1
votes

I need an advice about performance improving of social graph. The target query works fine with small results number. But it may return large results with more than 1000 rows. Can the performance be tuned on large respond of cypher query?

The cypher query is used:

START givenFriend=node:Nodes('id:709387498'),
item=node:ItemCat1Cat2('category:a.b')
MATCH p = givenFriend-[:FRIEND]-friend1-[:FRIEND]-friend2-[:DATA]->item
RETURN p, item

Neo4j core 1.9.5

The graph contains connected friends:

friend1Node-[:FRIEND]->friend1Node

A friend can have several data items which are represented as nodes with properties:

friendNode-[:DATA]->DataNode

A data node has about 8 properties. Among them is a category property. The data item nodes are indexed by category.

Friend nodes number: 650,772

Friend relationship number: 842,755

Data item nodes number: 5,640

The query which demands improvement should select all paths from a given node id to data item with defined category through 2 friends.

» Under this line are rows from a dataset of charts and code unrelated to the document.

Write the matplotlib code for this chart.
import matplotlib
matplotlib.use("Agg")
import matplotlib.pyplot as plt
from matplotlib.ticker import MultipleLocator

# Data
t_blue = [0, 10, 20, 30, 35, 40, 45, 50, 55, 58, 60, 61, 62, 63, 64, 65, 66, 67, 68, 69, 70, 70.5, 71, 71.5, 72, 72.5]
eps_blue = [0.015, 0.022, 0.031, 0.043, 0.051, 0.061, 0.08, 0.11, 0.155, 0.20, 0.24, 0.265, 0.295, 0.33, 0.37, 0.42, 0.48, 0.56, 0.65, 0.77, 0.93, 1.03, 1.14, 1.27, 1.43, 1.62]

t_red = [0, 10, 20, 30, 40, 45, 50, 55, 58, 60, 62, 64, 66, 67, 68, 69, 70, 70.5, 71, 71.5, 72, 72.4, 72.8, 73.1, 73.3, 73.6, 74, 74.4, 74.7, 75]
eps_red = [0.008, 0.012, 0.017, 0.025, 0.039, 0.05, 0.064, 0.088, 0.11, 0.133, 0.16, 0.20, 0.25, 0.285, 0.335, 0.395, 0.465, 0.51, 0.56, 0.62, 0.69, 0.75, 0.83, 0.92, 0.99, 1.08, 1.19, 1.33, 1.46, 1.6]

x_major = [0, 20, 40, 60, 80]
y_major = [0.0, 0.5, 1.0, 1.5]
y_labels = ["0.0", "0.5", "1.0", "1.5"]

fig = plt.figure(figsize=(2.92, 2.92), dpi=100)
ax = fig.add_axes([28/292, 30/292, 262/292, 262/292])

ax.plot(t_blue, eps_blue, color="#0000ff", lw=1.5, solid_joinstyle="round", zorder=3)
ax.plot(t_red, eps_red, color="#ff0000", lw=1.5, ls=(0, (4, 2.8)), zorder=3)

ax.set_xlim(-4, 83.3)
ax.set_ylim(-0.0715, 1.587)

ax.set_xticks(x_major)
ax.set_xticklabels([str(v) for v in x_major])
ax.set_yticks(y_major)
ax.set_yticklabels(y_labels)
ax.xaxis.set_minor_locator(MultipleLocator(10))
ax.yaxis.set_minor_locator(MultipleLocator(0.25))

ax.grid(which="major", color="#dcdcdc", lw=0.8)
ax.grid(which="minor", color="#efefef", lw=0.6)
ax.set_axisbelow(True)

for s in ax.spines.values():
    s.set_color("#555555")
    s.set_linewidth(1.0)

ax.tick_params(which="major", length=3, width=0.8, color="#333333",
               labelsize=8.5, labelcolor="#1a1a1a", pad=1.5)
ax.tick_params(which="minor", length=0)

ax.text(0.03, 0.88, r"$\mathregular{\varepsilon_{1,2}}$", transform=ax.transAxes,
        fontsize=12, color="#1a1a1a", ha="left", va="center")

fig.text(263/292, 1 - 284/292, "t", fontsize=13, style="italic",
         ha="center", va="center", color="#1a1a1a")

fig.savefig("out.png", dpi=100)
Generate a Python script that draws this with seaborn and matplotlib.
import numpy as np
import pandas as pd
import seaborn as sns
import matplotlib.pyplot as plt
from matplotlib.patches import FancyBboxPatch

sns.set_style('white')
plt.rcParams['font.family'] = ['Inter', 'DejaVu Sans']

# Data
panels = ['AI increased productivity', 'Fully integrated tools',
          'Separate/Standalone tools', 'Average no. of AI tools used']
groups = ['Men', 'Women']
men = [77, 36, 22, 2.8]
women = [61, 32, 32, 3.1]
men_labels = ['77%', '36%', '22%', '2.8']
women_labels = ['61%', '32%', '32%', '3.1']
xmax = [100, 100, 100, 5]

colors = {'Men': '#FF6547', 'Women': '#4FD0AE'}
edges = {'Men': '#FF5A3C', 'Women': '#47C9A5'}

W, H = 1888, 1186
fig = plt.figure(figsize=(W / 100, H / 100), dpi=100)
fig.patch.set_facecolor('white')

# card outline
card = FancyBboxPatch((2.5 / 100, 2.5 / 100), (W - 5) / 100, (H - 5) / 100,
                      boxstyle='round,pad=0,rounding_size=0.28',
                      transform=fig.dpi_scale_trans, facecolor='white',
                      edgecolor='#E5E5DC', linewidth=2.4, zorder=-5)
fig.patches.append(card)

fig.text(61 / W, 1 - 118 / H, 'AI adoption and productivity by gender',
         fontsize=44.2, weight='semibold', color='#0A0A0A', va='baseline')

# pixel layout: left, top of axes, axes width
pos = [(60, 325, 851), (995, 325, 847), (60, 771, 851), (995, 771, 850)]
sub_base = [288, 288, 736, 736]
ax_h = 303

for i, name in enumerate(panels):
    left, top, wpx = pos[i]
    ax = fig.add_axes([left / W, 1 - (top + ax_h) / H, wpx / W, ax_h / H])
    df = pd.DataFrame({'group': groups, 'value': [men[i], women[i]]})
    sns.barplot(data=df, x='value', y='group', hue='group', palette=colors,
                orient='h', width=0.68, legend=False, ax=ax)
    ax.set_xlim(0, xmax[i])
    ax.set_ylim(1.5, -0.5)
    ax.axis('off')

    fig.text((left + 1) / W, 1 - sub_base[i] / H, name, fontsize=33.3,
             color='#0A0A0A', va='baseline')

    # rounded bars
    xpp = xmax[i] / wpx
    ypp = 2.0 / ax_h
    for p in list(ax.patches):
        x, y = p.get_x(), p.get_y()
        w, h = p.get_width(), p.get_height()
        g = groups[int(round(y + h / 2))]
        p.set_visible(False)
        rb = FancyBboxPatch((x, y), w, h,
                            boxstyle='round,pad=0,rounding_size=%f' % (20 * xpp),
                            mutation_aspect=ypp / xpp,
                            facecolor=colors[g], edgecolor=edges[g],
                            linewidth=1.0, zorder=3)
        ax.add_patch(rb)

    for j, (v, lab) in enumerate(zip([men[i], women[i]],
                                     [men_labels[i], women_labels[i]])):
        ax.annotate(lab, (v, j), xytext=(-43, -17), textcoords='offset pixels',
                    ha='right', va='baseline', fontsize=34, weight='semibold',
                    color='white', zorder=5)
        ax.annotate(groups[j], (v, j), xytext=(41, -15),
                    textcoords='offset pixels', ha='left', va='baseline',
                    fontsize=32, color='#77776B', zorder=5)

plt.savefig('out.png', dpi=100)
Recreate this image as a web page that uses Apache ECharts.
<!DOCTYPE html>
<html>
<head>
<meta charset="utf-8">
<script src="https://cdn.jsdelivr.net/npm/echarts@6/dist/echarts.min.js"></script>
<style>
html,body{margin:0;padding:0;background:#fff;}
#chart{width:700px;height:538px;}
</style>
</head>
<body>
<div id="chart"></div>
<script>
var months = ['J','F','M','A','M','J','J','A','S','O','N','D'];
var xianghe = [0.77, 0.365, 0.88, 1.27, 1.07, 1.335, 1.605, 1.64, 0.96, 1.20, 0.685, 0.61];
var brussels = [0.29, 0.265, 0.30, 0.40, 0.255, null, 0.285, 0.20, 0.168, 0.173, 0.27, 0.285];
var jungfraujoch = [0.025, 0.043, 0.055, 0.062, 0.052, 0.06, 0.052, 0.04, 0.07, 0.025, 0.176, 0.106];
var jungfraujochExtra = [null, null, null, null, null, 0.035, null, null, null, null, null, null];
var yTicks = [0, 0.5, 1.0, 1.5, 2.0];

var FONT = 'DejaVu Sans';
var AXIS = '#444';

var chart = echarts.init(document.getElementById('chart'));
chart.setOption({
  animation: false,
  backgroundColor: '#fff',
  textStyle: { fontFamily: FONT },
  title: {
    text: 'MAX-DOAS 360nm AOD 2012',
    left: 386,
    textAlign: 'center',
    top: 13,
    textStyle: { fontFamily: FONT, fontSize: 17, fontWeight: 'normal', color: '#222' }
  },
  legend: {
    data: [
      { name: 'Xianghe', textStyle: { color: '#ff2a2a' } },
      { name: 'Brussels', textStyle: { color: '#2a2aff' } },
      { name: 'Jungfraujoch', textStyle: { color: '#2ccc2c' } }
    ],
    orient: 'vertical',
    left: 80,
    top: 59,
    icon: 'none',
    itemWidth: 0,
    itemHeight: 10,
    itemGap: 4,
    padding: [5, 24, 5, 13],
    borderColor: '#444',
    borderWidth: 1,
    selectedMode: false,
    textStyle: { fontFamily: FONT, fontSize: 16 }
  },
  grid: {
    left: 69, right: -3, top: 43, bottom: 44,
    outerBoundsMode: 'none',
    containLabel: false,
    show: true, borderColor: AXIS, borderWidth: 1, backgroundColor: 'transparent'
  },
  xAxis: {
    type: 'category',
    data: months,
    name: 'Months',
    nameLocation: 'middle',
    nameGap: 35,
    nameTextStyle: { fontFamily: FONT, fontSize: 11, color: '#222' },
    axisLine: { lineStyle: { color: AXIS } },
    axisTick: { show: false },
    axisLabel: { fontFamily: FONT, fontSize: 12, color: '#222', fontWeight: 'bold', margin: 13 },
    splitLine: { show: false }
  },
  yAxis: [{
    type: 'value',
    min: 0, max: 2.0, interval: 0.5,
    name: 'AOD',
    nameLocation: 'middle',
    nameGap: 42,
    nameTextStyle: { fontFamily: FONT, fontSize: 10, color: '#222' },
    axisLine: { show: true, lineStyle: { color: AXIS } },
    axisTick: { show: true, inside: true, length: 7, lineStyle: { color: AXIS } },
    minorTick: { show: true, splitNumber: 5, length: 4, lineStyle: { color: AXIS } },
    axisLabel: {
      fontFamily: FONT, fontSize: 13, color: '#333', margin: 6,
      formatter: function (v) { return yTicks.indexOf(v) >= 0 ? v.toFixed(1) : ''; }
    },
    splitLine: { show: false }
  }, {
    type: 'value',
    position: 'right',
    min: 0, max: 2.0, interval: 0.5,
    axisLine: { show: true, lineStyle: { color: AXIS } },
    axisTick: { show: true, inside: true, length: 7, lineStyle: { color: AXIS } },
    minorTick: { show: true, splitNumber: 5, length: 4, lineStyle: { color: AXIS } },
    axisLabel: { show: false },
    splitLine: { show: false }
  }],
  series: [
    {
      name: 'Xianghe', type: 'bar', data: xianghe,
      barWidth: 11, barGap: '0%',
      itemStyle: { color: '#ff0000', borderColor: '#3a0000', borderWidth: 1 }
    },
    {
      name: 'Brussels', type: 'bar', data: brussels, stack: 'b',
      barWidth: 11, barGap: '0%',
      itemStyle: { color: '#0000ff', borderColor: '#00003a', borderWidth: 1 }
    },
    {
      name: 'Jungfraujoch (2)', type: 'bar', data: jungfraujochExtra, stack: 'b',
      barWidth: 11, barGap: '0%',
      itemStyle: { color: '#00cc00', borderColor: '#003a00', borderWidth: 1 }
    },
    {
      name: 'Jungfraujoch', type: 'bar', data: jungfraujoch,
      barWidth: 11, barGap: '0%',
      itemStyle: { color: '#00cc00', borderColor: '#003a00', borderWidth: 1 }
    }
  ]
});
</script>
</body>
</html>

The paths have the following view:

givenFriend-friend1-friend2-dataItem 

Can traversal improve the performance?

Can migration to 2.0.0 improve the db model and query performance?

**UPD

  1. I use php library https://github.com/jadell/neo4jphp But I'm open for other variants. Right now I'm looking at neoism(Golang). Also I considered using neo4j extension to perform a query. The target query is tested through the neo4j dashboard as well. So the client layer was absent.
  2. Fresh version of the php lib is using X-Stream. Mine is not. But as a query was tested without a client then this factor can be omitted.
  3. The question was good. I've tuned the query - it returns not a node but properties which I need and the performance is improved a bit.
  4. If I understand you correctly about SLA - such type of requests should work with concurrency 100 and the allowable respond time 2s per request. The query respond time through the dashboard:

LIMIT 1 = 195ms

LIMIT 100 = 564ms

LIMIT 1000 = 1549ms

LIMIT 3000 = 3208ms

SKIP 7000 LIMIT 1 = 2051ms

The respond can contain up to 13K records.

1

1 Answers

2
votes
  1. What client do you use?
  2. do you use streaming, i.e. X-Stream:true header
  3. Do only return the data you need, so not path or nodes but only those properties you really need to perform your use case.
  4. 2.0.1 would improve performance on the transactional endpoint

What is your SLA and your current response time? How large are the responses?